Heather Mac Donald Blasts 'Ludicrous' Obama-Era School Discipline Policy that Turned Schools into War Zones
The Trump administration is reportedly planning to scrap a controversial Obama-era education regulation that penalized schools for having disparate rates of discipline and turned school districts across the country into war zones.
The U.S. Departments of Education and Justice issued the federal directive jointly in 2014, warning public school districts receiving federal funding that they "could face investigation and funding cuts if they fail to reduce statistical 'disparities' in discipline by race," the New York Post reported.
After Mayor de Blasio adopted the more lenient school discipline standards in early 2015, “more schools saw fighting, disrespect, drugs, gang activity,” said Max Eden, an education policy expert and senior fellow at the Manhattan Institute.
While NYC school suspensions are down, crime has spiked in the city’s public schools, including major crimes such as robbery and arson, new NYPD data show. The current academic year has seen the first school murder in more than 20 years — a stabbing at a Bronx high school — and the first time a gun was fired inside a school in more than 15 years. What’s more, new state Education Department data reveal there were more rapes and other sex crimes at NYC public schools during the 2017-2018 school year than any year since 2007.
The Obama-era school discipline policy received fresh scrutiny in the wake of the Parkland school shooting when critics said it prevented police from using available tools that could have stopped it.
The Manhattan Institute's Heather Mac Donald told Fox News' Tucker Carlson Friday night that the policy was built "on the theory that the only possible reason why black students may be suspended at higher rates than white students is teacher bias."
Mac Donald explained that schools were warned by the Obama administration that they would lose federal funding and be taken to court unless they got their suspension and expulsion rates down.
As a result, "schools simply stopped imposing completely legitimate consequences for very serious forms of school disorder," she said.
"The premise underlying this Obama policy was completely false," she continued. "It assumes without even trying to prove that there can be no behavioral disparities between black and white students."
Mac Donald explained that there is a reason why black students are suspended at three times the rate of their white peers.
"If you look at crime rates, if you look at the fact that black males between the ages of fourteen and seventeen commit homicide at ten times the rate of white and Hispanic male teens combined, it's not surprising that in the classroom, the same lack of socialization that leads to those wildly disproportionate rates of violent crime is also affecting student behavior," she said. "We should be concerned about that behavior, try to get at its root causes and not blame teachers for the completely phantom, specious idea that they're racists."
Carlson wondered why more teachers weren't pushing back against a policy that is not rooted in fact or science, but in (left-wing) ideology.
Mac Donald responded that teachers in some areas around the country have, but by and large teachers have been "marinating" in "white privilege theory," which she noted made the idea that they are racists "ludicrous."

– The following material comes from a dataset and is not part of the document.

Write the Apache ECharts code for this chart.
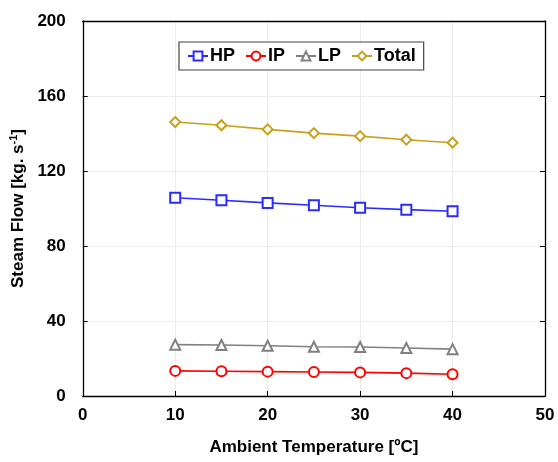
<!DOCTYPE html>
<html>
<head>
<meta charset="utf-8">
<script src="https://cdn.jsdelivr.net/npm/echarts@6/dist/echarts.min.js"></script>
<style>html,body{margin:0;padding:0;background:#fff}#c{width:558px;height:462px}</style>
</head>
<body>
<div id="c"></div>
<script>
var temps = [10, 15, 20, 25, 30, 35, 40];
var hp = [105.7, 104.4, 103.0, 101.7, 100.4, 99.4, 98.5];
var ip = [13.4, 13.2, 13.0, 12.8, 12.6, 12.2, 11.6];
var lp = [27.4, 27.2, 26.8, 26.3, 26.1, 25.6, 25.0];
var total = [146.1, 144.4, 142.2, 140.2, 138.6, 136.7, 135.1];
var xTicks = [0, 10, 20, 30, 40, 50];
var yTicks = [0, 40, 80, 120, 160, 200];

function pairs(v) { return temps.map(function (t, i) { return [t, v[i]]; }); }
var FONT = 'Liberation Sans, Arial, sans-serif';
var chart = echarts.init(document.getElementById('c'), null, {renderer: 'canvas'});

function mk(name, data, color, symbol) {
  return {
    name: name, type: 'line', data: pairs(data), symbol: symbol, symbolSize: 10,
    lineStyle: {color: color, width: 1.6},
    itemStyle: {color: '#fff', borderColor: color, borderWidth: 2},
    emphasis: {disabled: true}, animation: false
  };
}

chart.setOption({
  animation: false,
  grid: {left: 82, right: 13, top: 21, bottom: 66, containLabel: false},
  legend: {
    left: 179, top: 42,
    padding: [5, 8, 5, 8], itemGap: 10, itemWidth: 20, itemHeight: 11,
    borderColor: '#444', borderWidth: 1.2, backgroundColor: '#fff',
    textStyle: {fontFamily: FONT, fontWeight: 'bold', fontSize: 18, color: '#000', padding: [0, 0, 0, -3]},
    data: ['HP', 'IP', 'LP', 'Total']
  },
  xAxis: [{
    type: 'value', min: xTicks[0], max: xTicks[xTicks.length - 1], interval: 10,
    name: 'Ambient Temperature [ºC]', nameLocation: 'middle', nameGap: 43,
    nameTextStyle: {fontFamily: FONT, fontWeight: 'bold', fontSize: 17, color: '#000'},
    axisLine: {onZero: false, lineStyle: {color: '#000', width: 1.3}},
    axisTick: {inside: true, length: 5, lineStyle: {color: '#000'}},
    axisLabel: {fontFamily: FONT, fontWeight: 'bold', fontSize: 17, color: '#000', margin: 11},
    splitLine: {show: true, lineStyle: {color: '#ececec', width: 1}}
  }, {
    type: 'value', position: 'top', min: 0, max: 50, interval: 10,
    axisLine: {show: true, onZero: false, lineStyle: {color: '#000', width: 1.3}},
    axisTick: {show: false}, axisLabel: {show: false}, splitLine: {show: false}
  }],
  yAxis: [{
    type: 'value', min: yTicks[0], max: yTicks[yTicks.length - 1], interval: 40,
    name: '{n|Steam Flow [kg. s}{s|-1}{n|]}', nameLocation: 'middle', nameGap: 53, nameRotate: 90,
    nameTextStyle: {
      fontFamily: FONT, fontWeight: 'bold', fontSize: 17, color: '#000',
      rich: {
        n: {fontFamily: FONT, fontWeight: 'bold', fontSize: 17, color: '#000'},
        s: {fontFamily: FONT, fontWeight: 'bold', fontSize: 11, color: '#000', padding: [0, 0, 9, 0]}
      }
    },
    axisLine: {show: true, onZero: false, lineStyle: {color: '#000', width: 1.3}},
    axisTick: {inside: true, length: 5, lineStyle: {color: '#000'}},
    axisLabel: {fontFamily: FONT, fontWeight: 'bold', fontSize: 17, color: '#000', margin: 17},
    splitLine: {show: true, lineStyle: {color: '#ececec', width: 1}}
  }, {
    type: 'value', position: 'right', min: 0, max: 200, interval: 40,
    axisLine: {show: true, onZero: false, lineStyle: {color: '#000', width: 1.3}},
    axisTick: {show: true, inside: true, length: 5, lineStyle: {color: '#000'}},
    axisLabel: {show: false}, splitLine: {show: false}
  }],
  series: [
    mk('HP', hp, '#2b2bff', 'rect'),
    mk('IP', ip, '#ff0000', 'circle'),
    mk('LP', lp, '#808080', 'triangle'),
    mk('Total', total, '#c8a020', 'diamond')
  ]
});
</script>
</body>
</html>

"There's no more liberal group of professionals in the country than teachers," she pointed out. "They want to -- in a sense -- believe in their own white privilege, and yet they will not speak out against the consequences against this."
Mac Donald argued that teachers across the country are being assaulted by out of control students. "In Buffalo, New York, a teacher was kicked in his head by a students who said, 'we can't be suspended,'" she noted.
In January, the Buffalo Teachers Federation (BTF) released the results of a survey showing that the vast majority of Buffalo Public Schools (BPS) teachers who responded to the survey disapproved with how disruptive behavior was handled in their particular schools.
Only 8.6 percent of teachers think "disruptive student behavior" is handled appropriately. Nearly one-third of teachers, 31.1 percent, believe student behavior is either out of control or almost out of control.
This is a direct result of the Obama administration's left-wing policies, which signaled to students that there would be no consequences for bad behavior.
"Students know what the new rules are and they're taking advantage of it," Mac Donald said.
Carlson called the situation "horrifying" and "prima facie crazy" and asked Mac Donald whether anyone ever complained about it before now.
She answered that there are some brave individuals who have spoken out, including "a very brave black teacher in St. Paul," who opposed the radical, left-wing school policies.
"He said, 'I am not helping my black students by winking at their school violence,'" Mac Donald said. "He basically had to leave his school for speaking truth to power."